Время влияет на мироощущение, сейчас мы вдвоем с этой девушкой его торопим. Минуты в ожидании тянутся вечность, и находиться в больнице просто невозможно. Но, если остановиться и задуматься, каких-то полгода, покажутся короче чем эти минуты …
- Ну, а тебе сколько осталось? – такое ощущение, что в этот вопрос она вложила все свое умение незаинтересованности, будто мы два зека и она спрашивает, скоро ли меня выпустят на волю. Вопрос о смерти, в ее понятии, должен стать таким же обычным, как вопрос о погоде.
Никак не отвечаю.
- Извини… - шепчет она и мирится, больше не принимать попыток завязать со мной разговор.
- Полгода, - отвечаю я, сглотнув, потому что во рту сильно пересохло.
Пауза. И она снова с новым вопросом:
- Боишься?
- Не знаю, – мне удается сказать более безразлично, чем ей. - А ты?
- Очень…
Я подсаживаюсь ближе и обнимаю ее за плечи.
Про дерьмо
Как это глупо!
Глупо, что какие-то чувства вдруг появляются перед непосредственным концом жизни. Зачем это все нужно сострадание, любовь? Раньше, я бы никогда не позволил себе обнимать совершенно незнакомую девушку, просто так, чтобы подбодрить, ну, если только не когда пьяный. В таких случаях я зачастую получаю от девушки по щам, так как веду себя совсем не как Ромео из книжки, а как пьяное быдло.
Никогда не уделял внимание таким мелочам, что кому-то может быть плохо. Вот, вроде, гляжу на человека, он идет, например, на работу, и полностью закрыт от меня. Его лицо не выдает никаких эмоций и понять, что у него на уме никак не смогу. Даже если очень захочу. А здесь. Может из-за того, что у нас есть общая проблема, решить мы ее не в силах, но как-то друг другу помочь возможно.

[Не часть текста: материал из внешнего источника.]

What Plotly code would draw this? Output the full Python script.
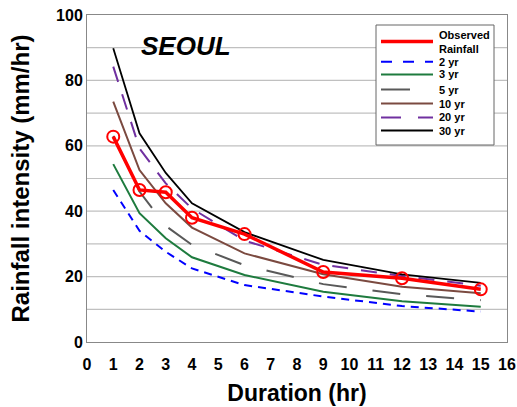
import plotly.graph_objects as go

# Storm durations (hr)
duration = [1, 2, 3, 4, 6, 9, 12, 15]

# Observed rainfall intensity (mm/hr)
observed = [62.8, 46.5, 45.8, 38.0, 33.0, 21.4, 19.5, 16.1]

# IDF curves by return period (mm/hr)
yr2 = [46.5, 34.0, 27.6, 22.5, 17.4, 13.9, 11.0, 9.3]
yr3 = [54.4, 39.4, 31.7, 25.9, 20.5, 15.4, 12.5, 10.8]
yr5 = [63.0, 46.0, 35.5, 29.7, 23.5, 17.7, 14.6, 12.8]
yr10 = [73.5, 52.6, 42.4, 35.0, 27.1, 20.7, 16.9, 14.9]
yr20 = [84.2, 59.2, 48.5, 40.8, 31.0, 23.6, 20.2, 17.2]
yr30 = [89.8, 63.8, 51.7, 42.4, 33.6, 25.1, 20.7, 18.1]

# Axis ticks
x_ticks = list(range(0, 17))
y_ticks = [0, 20, 40, 60, 80, 100]

# Plot-area geometry in pixels (used to place the legend box in paper units)
W, H = 517, 407
ML, MR, MT, MB = 87, 10, 15, 65
PW, PH = W - ML - MR, H - MT - MB


def px_x(p):
    return (p - ML) / PW


def px_y(p):
    return (H - MB - p) / PH


fig = go.Figure()

curves = [
    ("2 yr", yr2, "#0000ff", "8px,6px", 2),
    ("3 yr", yr3, "#1e7b3e", "solid", 2),
    ("5 yr", yr5, "#595959", "28px,26px", 2),
    ("10 yr", yr10, "#7b4a40", "solid", 2),
    ("20 yr", yr20, "#7030a0", "16px,13px", 2),
    ("30 yr", yr30, "#000000", "solid", 1.8),
]
for name, vals, color, dash, w in curves:
    fig.add_trace(go.Scatter(x=duration, y=vals, mode="lines", name=name, showlegend=False,
                             line=dict(color=color, width=w, dash=dash)))

fig.add_trace(go.Scatter(x=duration, y=observed, mode="lines+markers", name="Observed Rainfall",
                         showlegend=False, line=dict(color="#ff0000", width=3.5),
                         marker=dict(symbol="circle-open", size=12, color="#ff0000",
                                     line=dict(width=2, color="#ff0000"))))

fig.add_annotation(x=px_x(186), y=px_y(46), xref="paper", yref="paper", text="<b><i>SEOUL</i></b>",
                   xanchor="center", yanchor="middle", showarrow=False,
                   font=dict(size=26, color="black", family="Liberation Sans"))

# Legend panel
fig.add_shape(type="rect", xref="paper", yref="paper", x0=px_x(376), x1=px_x(494),
              y0=px_y(145), y1=px_y(25), line=dict(color="#666", width=1), fillcolor="white")
legend_rows = [("Observed<br>Rainfall", 41.5, "#ff0000", "solid", 3.5)] + [
    (name, y, color, dash, w)
    for (name, _, color, dash, w), y in zip(curves, [61.7, 74.5, 89.5, 103.5, 117.5, 130.5])
]
legend_dash = {"8px,6px": "11px,11px", "28px,26px": "29px,30px", "16px,13px": "20px,17px"}
for text, yl, color, dash, w in legend_rows:
    fig.add_shape(type="line", xref="paper", yref="paper", x0=px_x(381), x1=px_x(433),
                  y0=px_y(yl), y1=px_y(yl),
                  line=dict(color=color, width=w, dash=legend_dash.get(dash, dash)))
    fig.add_annotation(x=px_x(437), y=px_y(yl), xref="paper", yref="paper",
                       text=f"<b>{text}</b>", xanchor="left", yanchor="middle",
                       align="left", showarrow=False,
                       font=dict(size=11, color="black", family="Liberation Sans"))

fig.update_layout(
    width=W, height=H,
    margin=dict(l=ML, r=MR, t=MT, b=MB, autoexpand=False),
    paper_bgcolor="white", plot_bgcolor="white",
    font=dict(family="Liberation Sans, Arial", color="black"),
    xaxis=dict(range=[0, 16], tickvals=x_ticks, ticktext=[f"<b>{v}</b>" for v in x_ticks],
               showgrid=False, showline=True, linecolor="#888", automargin=False,
               linewidth=1, mirror=True, ticks="", ticklabelstandoff=8,
               tickfont=dict(size=16, weight="bold"),
               title=dict(text="<b>Duration (hr)</b>", font=dict(size=23), standoff=12)),
    yaxis=dict(range=[0, 100], tickvals=y_ticks, ticktext=[f"<b>{v}</b>" for v in y_ticks],
               showgrid=False, showline=True, automargin=False,
               linecolor="#888", linewidth=1, mirror=True, ticks="", zeroline=False,
               tickfont=dict(size=16, weight="bold"),
               title=dict(text="<b>Rainfall intensity (mm/hr)</b>", font=dict(size=24), standoff=19)),
    showlegend=False,
)

# Horizontal gridlines every 10 mm/hr
for g in range(10, 100, 10):
    fig.add_shape(type="line", xref="paper", x0=0, x1=1, yref="y", y0=g, y1=g,
                  line=dict(color="#c0c0c0", width=1.2), layer="below")

fig.write_html("out.html")
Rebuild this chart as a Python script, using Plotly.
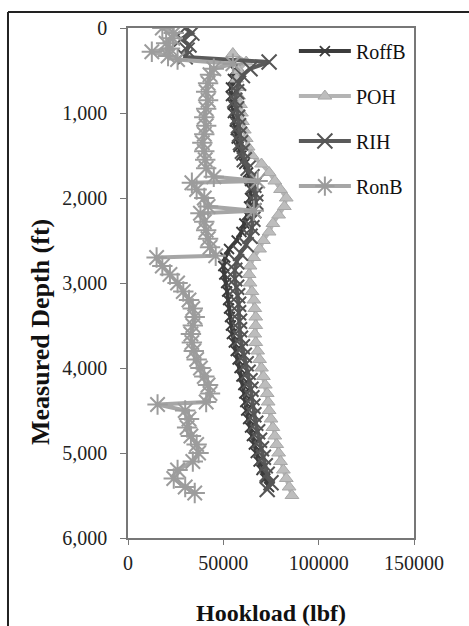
import plotly.graph_objects as go

# ---------------- data ----------------
roffb_depth = [450, 500, 600, 700, 800, 900, 1000, 1100, 1200, 1300, 1400, 1500, 1600, 1700, 1800, 1900,
               2000, 2100, 2200, 2300, 2400, 2500, 2600, 2700, 2800, 2900, 3000, 3100, 3200, 3300, 3400,
               3500, 3600, 3700, 3800, 3900, 4000, 4100, 4200, 4300, 4400, 4500, 4600, 4700, 4800, 4900,
               5000, 5100, 5200, 5300, 5400]
roffb_load = [58000, 56000, 55000, 54000, 54000, 55000, 55000, 56000, 56500, 57000, 58000, 59500, 61000,
              63000, 64000, 64500, 64000, 63500, 62500, 61000, 59500, 57000, 53000, 51000, 50000, 50500,
              51500, 52000, 52500, 53000, 53500, 54000, 54500, 55500, 56500, 57500, 58500, 59500, 60500,
              61000, 61500, 62000, 63000, 64000, 65000, 66000, 67000, 68500, 70000, 72000, 74000]

poh_depth = [300, 400, 500, 600, 700, 800, 900, 1000, 1100, 1200, 1300, 1400, 1500, 1600, 1700, 1800,
             1900, 2000, 2100, 2200, 2300, 2400, 2500, 2600, 2700, 2800, 2900, 3000, 3100, 3200, 3300,
             3400, 3500, 3600, 3700, 3800, 3900, 4000, 4100, 4200, 4300, 4400, 4500, 4600, 4700, 4800,
             4900, 5000, 5100, 5200, 5300, 5400, 5500]
poh_load = [55000, 62000, 58000, 57000, 57500, 58000, 59000, 59500, 60000, 61000, 62000, 63000, 65000,
            70000, 74000, 77000, 80000, 83000, 82000, 79000, 76000, 74000, 71000, 69000, 66000, 64000,
            63500, 64000, 65000, 66000, 66500, 67000, 67000, 66500, 67000, 68000, 69000, 70000, 71000,
            72000, 73000, 73500, 74000, 75000, 76000, 77000, 78000, 79000, 80000, 81500, 83000, 84500,
            86000]

rih_depth = [0, 60, 130, 200, 260, 340, 400, 480, 560, 650, 750, 850, 950, 1050, 1150, 1250, 1350, 1450,
             1550, 1650, 1750, 1850, 1950, 2050, 2150, 2250, 2350, 2450, 2550, 2650, 2750, 2850, 2950,
             3050, 3150, 3250, 3350, 3450, 3550, 3650, 3750, 3850, 3950, 4050, 4150, 4250, 4350, 4450,
             4550, 4650, 4750, 4850, 4950, 5050, 5150, 5250, 5350, 5430]
rih_load = [30000, 33500, 28000, 32000, 31000, 30000, 74000, 64000, 60000, 58000, 57000, 56000, 57000,
            57500, 58000, 58500, 59000, 60000, 61000, 63000, 65000, 66000, 67000, 67000, 66000, 65500,
            65000, 64000, 62000, 59000, 57000, 56000, 56000, 57000, 57500, 58000, 58000, 58500, 58500,
            59000, 60000, 61000, 62000, 63000, 64000, 64500, 65000, 65500, 66000, 67000, 68000, 69000,
            70000, 71000, 72000, 73000, 75000, 73000]

ronb_depth = [0, 60, 120, 180, 240, 280, 330, 370, 420, 480, 550, 650, 750, 850, 950, 1050, 1150, 1250,
              1350, 1450, 1550, 1650, 1750, 1800, 1820, 1900, 2000, 2100, 2150, 2180, 2280, 2380, 2480,
              2580, 2680, 2700, 2800, 2900, 3000, 3100, 3200, 3300, 3400, 3500, 3600, 3700, 3800, 3900,
              4000, 4100, 4200, 4300, 4400, 4430, 4500, 4600, 4700, 4800, 4900, 5000, 5100, 5200, 5300,
              5400, 5470]
ronb_load = [18000, 24000, 23500, 20000, 22000, 12500, 21000, 26000, 55000, 45000, 43000, 42000, 41000,
             42000, 41000, 40000, 41000, 40000, 39000, 40000, 40500, 41000, 45000, 68000, 33500, 36000,
             40000, 42000, 66000, 38000, 40000, 41000, 42000, 43000, 46000, 15000, 18000, 22000, 26000,
             29000, 32000, 34000, 35000, 34000, 33000, 33500, 34500, 36000, 38000, 40000, 42000, 43000,
             41000, 15500, 30000, 32000, 31000, 33000, 36000, 37000, 34000, 26000, 24000, 30000, 35000]

series_names = ["RoffB", "POH", "RIH", "RonB"]
x_ticks = [0, 50000, 100000, 150000]
y_ticks = [0, 1000, 2000, 3000, 4000, 5000, 6000]
x_title = "Hookload (lbf)"
y_title = "Measured Depth (ft)"

FONT = "Liberation Serif"

fig = go.Figure()

fig.add_trace(go.Scatter(
    x=roffb_load, y=roffb_depth, name=series_names[0], mode="lines+markers", legendgroup="a",
    line=dict(color="#3c3c3c", width=4),
    marker=dict(symbol="x-thin-open", size=10, color="#3c3c3c", line=dict(width=1.8, color="#3c3c3c"))))
fig.add_trace(go.Scatter(
    x=poh_load, y=poh_depth, name=series_names[1], mode="lines+markers", legendgroup="b",
    line=dict(color="#b4b4b4", width=4),
    marker=dict(symbol="triangle-up", size=12, color="#bdbdbd", line=dict(width=1, color="#a8a8a8"))))
fig.add_trace(go.Scatter(
    x=rih_load, y=rih_depth, name=series_names[2], mode="lines+markers", legendgroup="c",
    line=dict(color="#5a5a5a", width=4),
    marker=dict(symbol="x-thin-open", size=15, color="#555555", line=dict(width=2, color="#555555"))))
fig.add_trace(go.Scatter(
    x=ronb_load, y=ronb_depth, name=series_names[3], mode="lines+markers", legendgroup="d",
    line=dict(color="#a6a6a6", width=4),
    marker=dict(symbol="asterisk-open", size=17, color="#9c9c9c", line=dict(width=2, color="#9c9c9c"))))

# outer frame (top and left border of the picture)
fig.add_shape(type="line", xref="paper", yref="paper", x0=-0.4196, x1=1.6, y0=1.0314, y1=1.0314,
              line=dict(color="#222", width=2))
fig.add_shape(type="line", xref="paper", yref="paper", x0=-0.4196, x1=-0.4196, y0=1.0314, y1=-0.3,
              line=dict(color="#222", width=2))

# y-axis title (placed as in the reference, a little below the plot centre)
fig.add_annotation(text="<b>" + y_title + "</b>", xref="paper", yref="paper", x=-0.304, y=0.404,
                   textangle=-90, showarrow=False, xanchor="center", yanchor="middle",
                   font=dict(family=FONT, size=26, color="#111"))

fig.update_layout(
    width=469, height=626,
    margin=dict(l=128, r=55, t=28, b=88),
    paper_bgcolor="white", plot_bgcolor="white",
    font=dict(family=FONT, color="#111", size=20),
    showlegend=True,
    legend=dict(x=0.58, y=0.993, xanchor="left", yanchor="top", bgcolor="rgba(0,0,0,0)",
                font=dict(family=FONT, size=20, color="#111"), tracegroupgap=16,
                traceorder="grouped", itemwidth=52),
    xaxis=dict(range=[0, 150000], tickvals=x_ticks, tickformat="d", showgrid=False, zeroline=False,
               showline=True, linecolor="#777", linewidth=1.5, mirror=True, automargin=False,
               ticks="outside", ticklen=5, tickcolor="#777",
               tickfont=dict(family=FONT, size=20, color="#222"), ticklabelstandoff=1,
               title=dict(text="<b>" + x_title + "</b>", font=dict(family=FONT, size=24, color="#111"),
                          standoff=31)),
    yaxis=dict(range=[6000, 0], tickvals=y_ticks, tickformat=",", showgrid=False, zeroline=False,
               showline=True, linecolor="#777", linewidth=1.5, mirror=True, automargin=False,
               ticks="outside", ticklen=6, tickcolor="#777",
               tickfont=dict(family=FONT, size=20, color="#222"), ticklabelstandoff=9),
)

fig.write_html("out.html")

Маркером на листе А4 - буква Ж, за ней аккуратная И, потом З, Н, Ь и корявым, грубым, неотесанным почерком «ДЕРЬМО», три раза подряд «ДЕРЬМО». «ДЕРЬМО». «ДЕРЬМИЩЕ».
Я ей соврал, чтобы не показаться трусом, хотя можно было бы и признаться. В этом нет ничего постыдного. Ведь я боюсь. До нервной дрожи в коленках, до посинения боюсь умереть, не хочу.
ХОЧУ ЖИТЬ – за «дерьмом» пойдет. Может, раз пять напишу.
А потом упаду в кровать, обессиленный от безысходности. Упаду и укроюсь с головой одеялом, а сам буду слушать. Возможно, кто-нибудь из друзей обо мне вспомнит и позвонит узнать, как дела.